### CHALLENGE
Identify the lines that include the word "matplotlib", then copy all of them.

[Start of DATASET ENTRIES]

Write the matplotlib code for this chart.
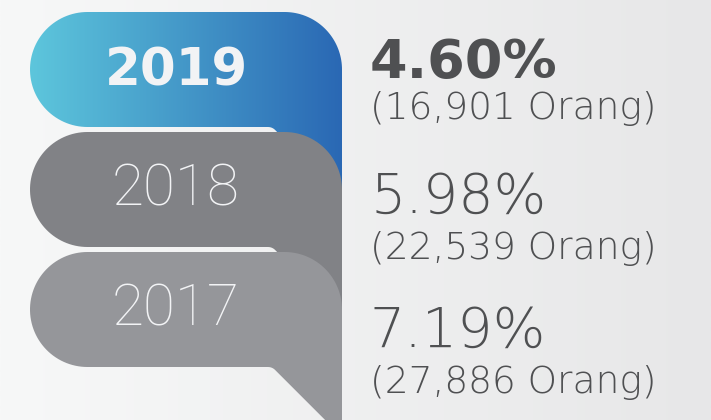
import numpy as np
import matplotlib
matplotlib.use("Agg")
import matplotlib.pyplot as plt
from matplotlib.patches import Polygon
from matplotlib.colors import to_rgb

# data
years = ["2019", "2018", "2017"]
rates = [4.60, 5.98, 7.19]
people = [16901, 22539, 27886]

tab_colors = [None, "#818286", "#95969a"]   # 2019 gets a gradient
grad_left, grad_right = "#5dc6dc", "#2a68b4"
txt_color = "#4f5052"
lbl_color = "#f2f3f5"

fig = plt.figure(figsize=(7.11, 4.2), dpi=100)
ax = fig.add_axes([0, 0, 1, 1])


def blend(c1, c2, n=256):
    a, b = np.array(to_rgb(c1)), np.array(to_rgb(c2))
    t = np.linspace(0, 1, n)[:, None]
    return a + (b - a) * t


# background
ax.imshow(blend("#f7f8f8", "#e7e7e8")[None, :, :], extent=(0, 711, 420, 0),
          aspect="auto", zorder=0)


def tab_shape(y0, h=115, x0=30, x1=342, knee=268, rr=10):
    r = h / 2
    t = np.linspace(np.pi / 2, 3 * np.pi / 2, 60)
    left = np.c_[x0 + r + r * np.cos(t), y0 + r + r * np.sin(t)]
    t2 = np.linspace(3 * np.pi / 2, 2 * np.pi, 40)
    tr = np.c_[x1 - r + r * np.cos(t2), y0 + r + r * np.sin(t2)]
    yb = y0 + h
    t3 = np.linspace(np.pi / 4, 0, 12)
    arc = np.c_[knee + rr * np.sin(t3), yb + rr - rr * np.cos(t3)]
    ex, ey = arc[0]
    tail = np.array([[x1, ey + (x1 - ex)]])
    return np.vstack([left, tr, tail, arc])


tops = [12, 132, 252]
for i, yr in enumerate(years):
    pts = tab_shape(tops[i])
    if tab_colors[i] is None:
        poly = Polygon(pts, closed=True, fc="none", ec="none", zorder=1 + i)
        ax.add_patch(poly)
        im = ax.imshow(blend(grad_left, grad_right)[None, :, :],
                       extent=(30, 342, 230, 0), aspect="auto", zorder=1 + i)
        im.set_clip_path(poly)
    else:
        ax.add_patch(Polygon(pts, closed=True, fc=tab_colors[i], ec="none",
                             zorder=1 + i))

# year labels
lbl_base = [85, 205, 326]
for i, yr in enumerate(years):
    if i == 0:
        ax.text(176, lbl_base[i], yr, ha="center", va="baseline", color=lbl_color,
                fontsize=37, family="DejaVu Sans", weight="bold", zorder=10)
    else:
        ax.text(176, lbl_base[i], yr, ha="center", va="baseline", color=lbl_color,
                fontsize=42, family="Roboto", weight="light", zorder=10)

# values on the right
big_base = [78, 213, 347]
small_base = [119, 259, 393]
for i in range(len(years)):
    if i == 0:
        ax.text(370, big_base[i], f"{rates[i]:.2f}%", ha="left", va="baseline",
                color=txt_color, fontsize=39, family="DejaVu Sans", weight="bold")
    else:
        ax.text(370, big_base[i], f"{rates[i]:.2f}%", ha="left", va="baseline",
                color=txt_color, fontsize=40, family="DejaVu Sans", weight="light")
    ax.text(370, small_base[i], f"({people[i]:,} Orang)", ha="left", va="baseline",
            color=txt_color, fontsize=27, family="DejaVu Sans", weight="light")

ax.set_xlim(0, 711)
ax.set_ylim(420, 0)
ax.axis("off")
fig.savefig("out.png", dpi=100)
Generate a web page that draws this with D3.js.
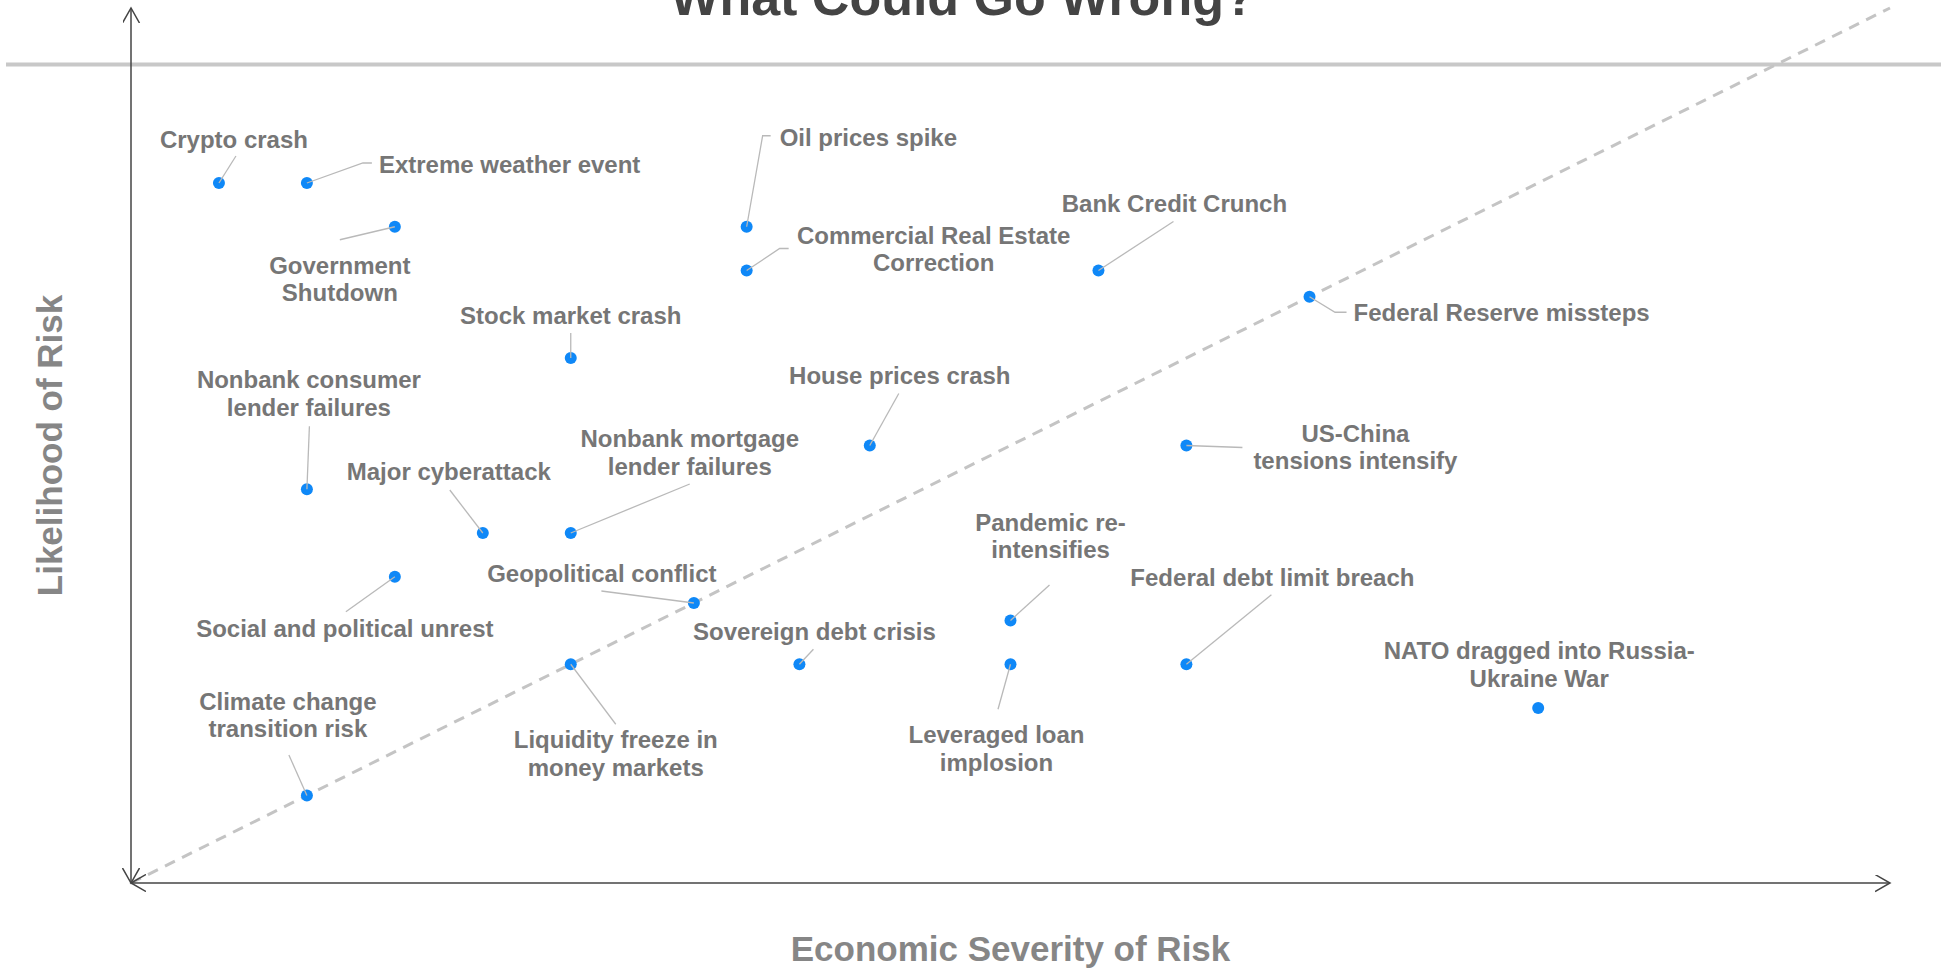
<!DOCTYPE html>
<html lang="en">
<head>
<meta charset="UTF-8">
<title>What Could Go Wrong?</title>
<script src="https://d3js.org/d3.v7.min.js"></script>
<style>
    body {
        margin: 0;
        background: #fff;
        font-family: "Liberation Sans", Arial, sans-serif;
    }
    svg { display: block; }
    .label { font-size: 24px; font-weight: bold; fill: #767676; }
    .connector { fill: none; stroke: #b9b9b9; stroke-width: 1.3; }
    .dot { fill: #0f88f7; }
</style>
</head>
<body>
<svg id="chart"></svg>
<script>
    const svgWidth = 1944;
    const svgHeight = 969;

    // risks: name (lines), economic severity (x, 0-10), likelihood (y, 0-10)
    const riskNames = [
        ["Crypto crash"],
        ["Extreme weather event"],
        ["Government", "Shutdown"],
        ["Oil prices spike"],
        ["Commercial Real Estate", "Correction"],
        ["Bank Credit Crunch"],
        ["Federal Reserve missteps"],
        ["Stock market crash"],
        ["House prices crash"],
        ["US-China", "tensions intensify"],
        ["Nonbank consumer", "lender failures"],
        ["Major cyberattack"],
        ["Nonbank mortgage", "lender failures"],
        ["Social and political unrest"],
        ["Geopolitical conflict"],
        ["Pandemic re-", "intensifies"],
        ["Sovereign debt crisis"],
        ["Leveraged loan", "implosion"],
        ["Federal debt limit breach"],
        ["NATO dragged into Russia-", "Ukraine War"],
        ["Liquidity freeze in", "money markets"],
        ["Climate change", "transition risk"]
    ];
    const severity   = [0.5, 1.0, 1.5, 3.5, 3.5, 5.5, 6.7, 2.5, 4.2, 6.0, 1.0, 2.0, 2.5, 1.5, 3.2, 5.0, 3.8, 5.0, 6.0, 8.0, 2.5, 1.0];
    const likelihood = [8.0, 8.0, 7.5, 7.5, 7.0, 7.0, 6.7, 6.0, 5.0, 5.0, 4.5, 4.0, 4.0, 3.5, 3.2, 3.0, 2.5, 2.5, 2.5, 2.0, 2.5, 1.0];

    const chartTitle = "What Could Go Wrong?";
    const xTitle = "Economic Severity of Risk";
    const yTitle = "Likelihood of Risk";

    // label placement relative to the dot (pixels): [dx, dy, anchor]
    const labelPos = [
        [15, -35, "middle"], [72, -10, "start"], [-55, 47, "middle"], [33, -81, "start"],
        [187, -27, "middle"], [76, -59, "middle"], [44, 24, "start"], [0, -34, "middle"],
        [30, -62, "middle"], [169, -4, "middle"], [2, -101, "middle"], [-34, -53, "middle"],
        [119, -86, "middle"], [-50, 60, "middle"], [-92, -21, "middle"], [40, -90, "middle"],
        [15, -24, "middle"], [-14, 79, "middle"], [86, -78, "middle"], [1, -49, "middle"],
        [45, 84, "middle"], [-19, -86, "middle"]
    ];
    // connector points relative to the dot (pixels), drawn from the label to the dot
    const connectors = [
        [[17, -27]], [[65, -20], [56, -20]], [[-55, 13]], [[24, -91], [16, -91]],
        [[42, -22], [33, -22]], [[75, -49]], [[37, 15.5], [25.5, 15.5]], [[0, -25]],
        [[29, -52]], [[56, 2]], [[2.5, -63]], [[-33, -43]],
        [[119, -49]], [[-49, 35]], [[-92.5, -12]], [[39, -35.5]],
        [[14, -15]], [[-12.5, 45]], [[85, -69.5]], [],
        [[45, 60]], [[-18, -40.5]]
    ];

    const svg = d3.select("#chart")
        .attr("width", svgWidth)
        .attr("height", svgHeight);

    const x = d3.scaleLinear().domain([0, 10]).range([131, 1890]);
    const y = d3.scaleLinear().domain([0, 10]).range([883, 8]);

    // arrow head marker
    svg.append("defs").append("marker")
        .attr("id", "arrow")
        .attr("markerUnits", "userSpaceOnUse")
        .attr("markerWidth", 18)
        .attr("markerHeight", 18)
        .attr("refX", 15)
        .attr("refY", 8.5)
        .attr("orient", "auto-start-reverse")
        .append("path")
        .attr("d", "M0,0 L15,8.5 L0,17")
        .attr("fill", "none")
        .attr("stroke", "#444")
        .attr("stroke-width", 1.5);

    // title + rule
    svg.append("text")
        .attr("x", 963)
        .attr("y", 15)
        .attr("text-anchor", "middle")
        .style("font-size", "52px")
        .style("font-weight", "bold")
        .style("fill", "#444")
        .text(chartTitle);

    svg.append("line")
        .attr("x1", 6).attr("x2", 1941)
        .attr("y1", 64.5).attr("y2", 64.5)
        .attr("stroke", "#c8c8c8")
        .attr("stroke-width", 4);

    // diagonal reference
    svg.append("line")
        .attr("x1", x(0)).attr("y1", y(0))
        .attr("x2", x(10)).attr("y2", y(10))
        .attr("stroke", "#c4c4c4")
        .attr("stroke-width", 3)
        .attr("stroke-dasharray", "11,8");

    // axes
    svg.append("line")
        .attr("x1", x(0)).attr("y1", y(0))
        .attr("x2", x(10)).attr("y2", y(0))
        .attr("stroke", "#444").attr("stroke-width", 1.5)
        .attr("marker-start", "url(#arrow)")
        .attr("marker-end", "url(#arrow)");

    svg.append("line")
        .attr("x1", x(0)).attr("y1", y(0))
        .attr("x2", x(0)).attr("y2", y(10))
        .attr("stroke", "#444").attr("stroke-width", 1.5)
        .attr("marker-start", "url(#arrow)")
        .attr("marker-end", "url(#arrow)");

    svg.append("text")
        .attr("x", (x(0) + x(10)) / 2)
        .attr("y", 961)
        .attr("text-anchor", "middle")
        .style("font-size", "35px")
        .style("font-weight", "bold")
        .style("fill", "#868686")
        .text(xTitle);

    svg.append("text")
        .attr("transform", `translate(62, ${(y(0) + y(10)) / 2}) rotate(-90)`)
        .attr("text-anchor", "middle")
        .style("font-size", "35px")
        .style("font-weight", "bold")
        .style("fill", "#868686")
        .text(yTitle);

    const risks = riskNames.map((name, i) => ({
        name: name,
        sx: x(severity[i]),
        ly: y(likelihood[i]),
        pos: labelPos[i],
        conn: connectors[i]
    }));

    // dots
    svg.selectAll(".dot")
        .data(risks)
        .enter()
        .append("circle")
        .attr("class", "dot")
        .attr("cx", d => d.sx)
        .attr("cy", d => d.ly)
        .attr("r", 6);

    // connectors
    svg.selectAll(".connector")
        .data(risks.filter(d => d.conn.length))
        .enter()
        .append("polyline")
        .attr("class", "connector")
        .attr("points", d => d.conn.map(p => [d.sx + p[0], d.ly + p[1]])
            .concat([[d.sx, d.ly]])
            .map(p => p.join(",")).join(" "));

    // labels
    const labels = svg.selectAll(".label")
        .data(risks)
        .enter()
        .append("text")
        .attr("class", "label")
        .attr("text-anchor", d => d.pos[2])
        .attr("x", d => d.sx + d.pos[0])
        .attr("y", d => d.ly + d.pos[1]);

    labels.selectAll("tspan")
        .data(d => d.name.map(line => ({ line, x: d.sx + d.pos[0] })))
        .enter()
        .append("tspan")
        .attr("x", t => t.x)
        .attr("dy", (t, i) => i === 0 ? 0 : 27.6)
        .text(t => t.line);
</script>
</body>
</html>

[End of DATASET ENTRIES]

### RESPONSE TO THIS TASK
Write the matplotlib code for this chart.
import matplotlib
matplotlib.use("Agg")
import matplotlib.pyplot as plt
from matplotlib.patches import Polygon
from matplotlib.colors import to_rgb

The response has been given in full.